■ GIVEN REQUEST ■
Output the lines from the top of the entries below to the line with "0.2, 0.16, 0.18];", both included, exactly and without pictures.

■ Charts and diagrams as code ■
###

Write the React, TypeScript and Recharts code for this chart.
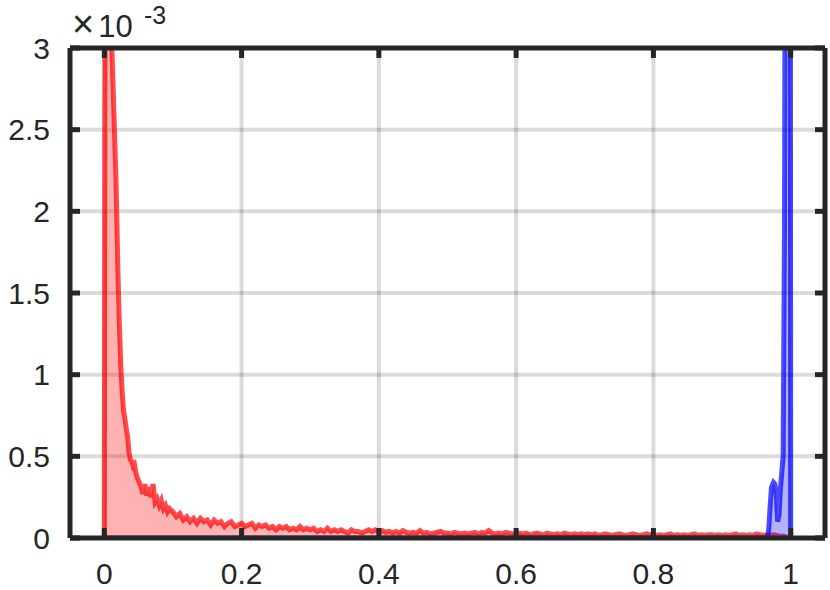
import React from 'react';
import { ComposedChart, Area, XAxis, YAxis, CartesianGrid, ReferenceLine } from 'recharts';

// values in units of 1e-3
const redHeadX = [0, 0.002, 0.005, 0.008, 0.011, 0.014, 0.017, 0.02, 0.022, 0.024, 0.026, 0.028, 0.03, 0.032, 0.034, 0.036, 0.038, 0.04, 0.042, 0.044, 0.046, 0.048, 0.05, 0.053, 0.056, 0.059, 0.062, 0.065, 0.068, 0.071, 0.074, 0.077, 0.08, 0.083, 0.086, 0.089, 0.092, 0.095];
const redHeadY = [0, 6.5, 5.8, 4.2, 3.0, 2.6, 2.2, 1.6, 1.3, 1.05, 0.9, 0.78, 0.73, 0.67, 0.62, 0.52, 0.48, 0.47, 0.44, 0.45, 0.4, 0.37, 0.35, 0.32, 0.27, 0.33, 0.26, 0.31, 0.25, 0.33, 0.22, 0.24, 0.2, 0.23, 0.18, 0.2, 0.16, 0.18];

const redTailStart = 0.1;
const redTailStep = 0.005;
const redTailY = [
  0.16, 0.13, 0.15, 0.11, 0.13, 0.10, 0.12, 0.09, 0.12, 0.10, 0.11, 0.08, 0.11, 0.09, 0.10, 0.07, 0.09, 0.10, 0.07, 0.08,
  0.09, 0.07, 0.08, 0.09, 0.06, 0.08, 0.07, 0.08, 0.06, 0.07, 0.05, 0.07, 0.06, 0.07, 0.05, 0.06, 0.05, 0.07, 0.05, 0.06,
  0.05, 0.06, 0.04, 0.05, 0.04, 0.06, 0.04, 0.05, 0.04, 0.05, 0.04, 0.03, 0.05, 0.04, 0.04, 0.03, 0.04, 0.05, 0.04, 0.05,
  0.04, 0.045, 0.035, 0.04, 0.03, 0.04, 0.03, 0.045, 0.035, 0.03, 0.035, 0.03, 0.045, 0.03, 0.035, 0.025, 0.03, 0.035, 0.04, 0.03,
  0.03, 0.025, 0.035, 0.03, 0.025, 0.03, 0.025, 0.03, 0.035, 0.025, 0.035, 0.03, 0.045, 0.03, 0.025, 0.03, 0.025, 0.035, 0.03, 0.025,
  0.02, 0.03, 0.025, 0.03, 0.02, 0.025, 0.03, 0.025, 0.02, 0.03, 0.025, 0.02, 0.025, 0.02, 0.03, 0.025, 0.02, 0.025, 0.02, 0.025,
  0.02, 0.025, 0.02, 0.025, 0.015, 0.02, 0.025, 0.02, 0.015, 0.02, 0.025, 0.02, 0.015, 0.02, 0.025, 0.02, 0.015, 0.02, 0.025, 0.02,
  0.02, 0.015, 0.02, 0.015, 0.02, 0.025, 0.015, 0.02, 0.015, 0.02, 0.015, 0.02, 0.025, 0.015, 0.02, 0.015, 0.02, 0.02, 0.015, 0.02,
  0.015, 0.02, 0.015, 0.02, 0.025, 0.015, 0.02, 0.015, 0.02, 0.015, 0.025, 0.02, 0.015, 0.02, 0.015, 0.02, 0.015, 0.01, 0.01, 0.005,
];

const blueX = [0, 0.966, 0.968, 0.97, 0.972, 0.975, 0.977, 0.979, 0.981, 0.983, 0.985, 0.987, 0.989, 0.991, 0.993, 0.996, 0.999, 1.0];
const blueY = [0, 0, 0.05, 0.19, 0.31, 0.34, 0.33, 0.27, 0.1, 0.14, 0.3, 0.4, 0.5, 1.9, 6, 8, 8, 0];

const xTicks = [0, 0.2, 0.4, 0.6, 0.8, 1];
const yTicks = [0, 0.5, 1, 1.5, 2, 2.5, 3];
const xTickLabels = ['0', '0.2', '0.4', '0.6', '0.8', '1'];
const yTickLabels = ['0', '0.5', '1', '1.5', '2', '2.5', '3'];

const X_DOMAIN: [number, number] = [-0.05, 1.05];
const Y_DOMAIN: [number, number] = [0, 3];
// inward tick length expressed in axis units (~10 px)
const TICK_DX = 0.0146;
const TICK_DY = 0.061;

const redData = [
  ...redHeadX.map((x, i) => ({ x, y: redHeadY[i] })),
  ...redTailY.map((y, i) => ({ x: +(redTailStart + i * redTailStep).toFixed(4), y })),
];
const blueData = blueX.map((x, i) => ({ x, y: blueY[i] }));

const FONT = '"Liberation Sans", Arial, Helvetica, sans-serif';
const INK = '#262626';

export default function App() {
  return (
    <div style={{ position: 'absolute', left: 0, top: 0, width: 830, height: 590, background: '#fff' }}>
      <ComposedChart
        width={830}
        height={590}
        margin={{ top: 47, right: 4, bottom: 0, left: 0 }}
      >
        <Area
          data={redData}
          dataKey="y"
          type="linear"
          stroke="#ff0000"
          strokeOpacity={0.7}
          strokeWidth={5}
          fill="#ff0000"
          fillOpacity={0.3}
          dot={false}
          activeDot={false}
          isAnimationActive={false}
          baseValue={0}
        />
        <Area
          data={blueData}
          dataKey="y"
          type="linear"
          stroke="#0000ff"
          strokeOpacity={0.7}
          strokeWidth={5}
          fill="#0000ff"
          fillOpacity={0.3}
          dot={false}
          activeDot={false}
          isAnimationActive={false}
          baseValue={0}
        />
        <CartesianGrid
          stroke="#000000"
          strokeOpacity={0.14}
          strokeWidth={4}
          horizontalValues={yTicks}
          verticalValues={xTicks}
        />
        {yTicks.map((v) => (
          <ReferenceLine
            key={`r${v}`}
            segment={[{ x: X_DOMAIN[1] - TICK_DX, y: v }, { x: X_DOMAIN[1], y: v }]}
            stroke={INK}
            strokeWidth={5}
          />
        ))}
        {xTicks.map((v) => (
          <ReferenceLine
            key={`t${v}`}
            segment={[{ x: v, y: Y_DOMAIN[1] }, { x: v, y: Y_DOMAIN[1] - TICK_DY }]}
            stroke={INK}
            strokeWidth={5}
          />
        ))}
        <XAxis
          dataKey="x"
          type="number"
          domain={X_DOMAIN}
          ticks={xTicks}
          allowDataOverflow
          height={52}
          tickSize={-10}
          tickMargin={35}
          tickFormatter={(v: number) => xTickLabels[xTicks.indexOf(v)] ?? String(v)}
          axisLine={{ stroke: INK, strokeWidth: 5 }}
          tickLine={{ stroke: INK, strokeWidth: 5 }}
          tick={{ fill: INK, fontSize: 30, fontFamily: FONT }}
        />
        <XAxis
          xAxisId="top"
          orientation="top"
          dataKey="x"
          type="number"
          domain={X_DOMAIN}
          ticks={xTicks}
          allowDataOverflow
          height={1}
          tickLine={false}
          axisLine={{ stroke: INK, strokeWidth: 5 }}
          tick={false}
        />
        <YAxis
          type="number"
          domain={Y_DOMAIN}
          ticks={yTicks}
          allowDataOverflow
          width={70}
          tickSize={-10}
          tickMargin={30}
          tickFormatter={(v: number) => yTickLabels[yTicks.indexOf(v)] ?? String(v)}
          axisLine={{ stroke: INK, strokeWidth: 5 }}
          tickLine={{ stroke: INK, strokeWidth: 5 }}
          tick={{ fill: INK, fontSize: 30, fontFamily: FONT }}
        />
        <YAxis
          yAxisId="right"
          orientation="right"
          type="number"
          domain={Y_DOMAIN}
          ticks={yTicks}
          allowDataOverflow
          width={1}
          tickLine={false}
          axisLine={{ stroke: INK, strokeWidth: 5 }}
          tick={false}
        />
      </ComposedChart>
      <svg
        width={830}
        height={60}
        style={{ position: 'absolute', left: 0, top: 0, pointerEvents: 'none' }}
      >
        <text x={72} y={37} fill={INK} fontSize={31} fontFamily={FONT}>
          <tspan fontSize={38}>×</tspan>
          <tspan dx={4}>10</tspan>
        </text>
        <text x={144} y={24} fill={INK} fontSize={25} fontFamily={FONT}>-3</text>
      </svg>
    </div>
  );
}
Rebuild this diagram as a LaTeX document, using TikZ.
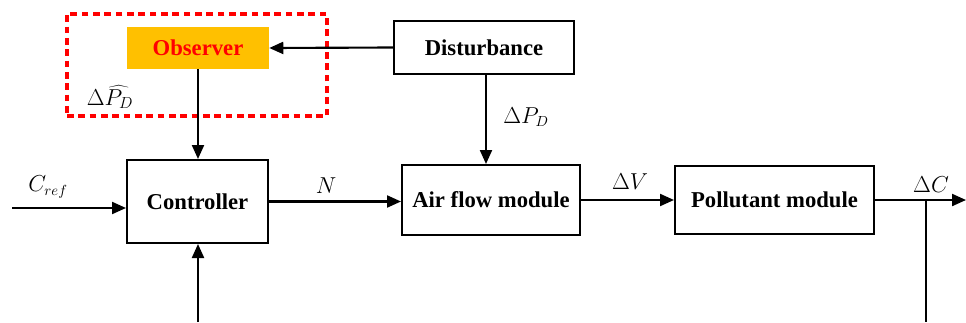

###

■ RESPONSE TO THIS EXERCISE ■
Write the React, TypeScript and Recharts code for this chart.
import React from 'react';
import { ComposedChart, Area, XAxis, YAxis, CartesianGrid, ReferenceLine } from 'recharts';

// values in units of 1e-3
const redHeadX = [0, 0.002, 0.005, 0.008, 0.011, 0.014, 0.017, 0.02, 0.022, 0.024, 0.026, 0.028, 0.03, 0.032, 0.034, 0.036, 0.038, 0.04, 0.042, 0.044, 0.046, 0.048, 0.05, 0.053, 0.056, 0.059, 0.062, 0.065, 0.068, 0.071, 0.074, 0.077, 0.08, 0.083, 0.086, 0.089, 0.092, 0.095];
const redHeadY = [0, 6.5, 5.8, 4.2, 3.0, 2.6, 2.2, 1.6, 1.3, 1.05, 0.9, 0.78, 0.73, 0.67, 0.62, 0.52, 0.48, 0.47, 0.44, 0.45, 0.4, 0.37, 0.35, 0.32, 0.27, 0.33, 0.26, 0.31, 0.25, 0.33, 0.22, 0.24, 0.2, 0.23, 0.18, 0.2, 0.16, 0.18];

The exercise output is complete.